Networked State – A Road Not Taken
Concerning the state reforms and the related debates in Estonia, it is important to take note not only of the choices made, or the choices that the political powers and interest groups mainly wish to make, but also the choices that have not been discussed.
Estonia’s public sector has been reformed from the point of view of centralisation and consolidation principles. The goal is to save on public spending. The predominant ideas for the future of the state reform are based on the same principles.
This shows the path dependence of the state reform on earlier decisions and the prevailing mind set. This is remarkable in a context where the international academic and political literature has seen a rise in the popularity of the “networked governance” concept, which presumes the decentralisation of governance and a more diverse involvement of parties than has been common in Estonia over the recent decades, or than is desirable under the prevailing mind set. This is also extraordinary in the context of Estonia itself, where important developments in state governance – such as e-state developments – have often been the result of bottom-up initiatives, not forced through from the above.
This is why we must analyse the potential of the networked state in the Estonian context, in order to understand the pros and cons of that governance model. The alternative of the networked state is important because public sector governance and reform concerns the popular participation in decision making processes and democracies, and not just the provision of services to citizens. The balance between efficiency, on the one hand, and involving citizens and ensuring participation in decision making processes, on the other, can be lost when the main goal is to cut costs, centralise governance, and consolidate services. Over-centralised governance can become less citizen-centred and lead to an increased alienation.

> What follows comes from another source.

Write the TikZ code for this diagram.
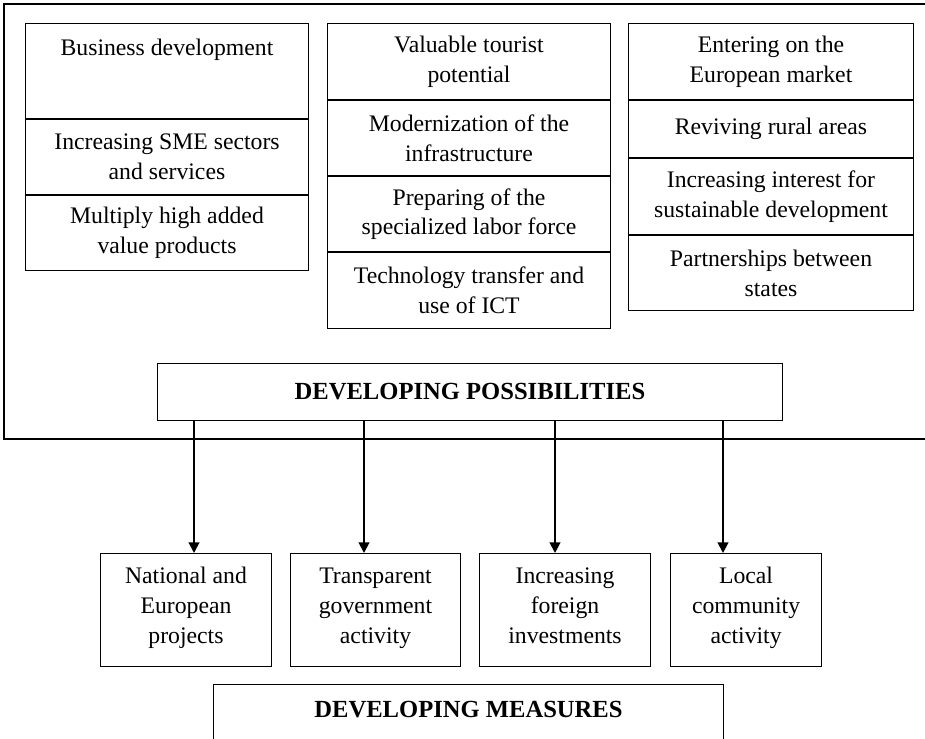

The reforms that are currently being implemented and planned in Estonia focus on the executive power and on providing services, and are carried out as campaigns. An important task of the Riigikogu is to set specific long-term objectives to public sector governance reforms, and to promote democracy and inclusiveness. However, the principles of the state reform and good administration of the Riigikogu focus on services, efficiency and simplicity of governance, not on popular participation in decision making processes and inclusiveness.

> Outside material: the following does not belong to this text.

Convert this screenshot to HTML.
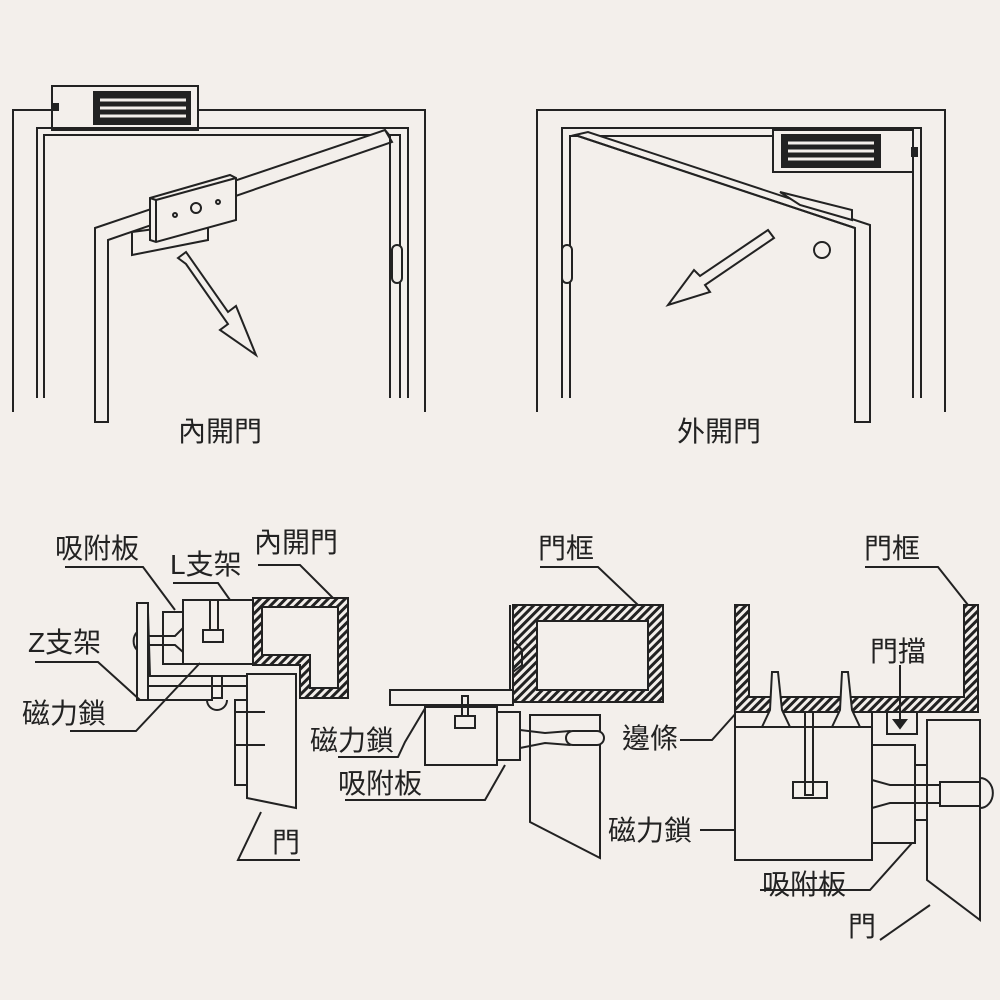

Both at the Riigikogu and the government level, we need a broader strategic understanding that would focus on systematic changes next to cutting costs. From the organisational point of view, this means simulation tests of different governance models. The litmus test concerns insufficient capsule-scale coordination, which could suggest that the advantages of a networked, dispersed view should be considered first and foremost.
Networked governance would help to increase the strategic sensitivity of the state. Strategic sensitivity is the ability to solve problems in a flexible and complex way, using innovative technologies and cooperation among the participants.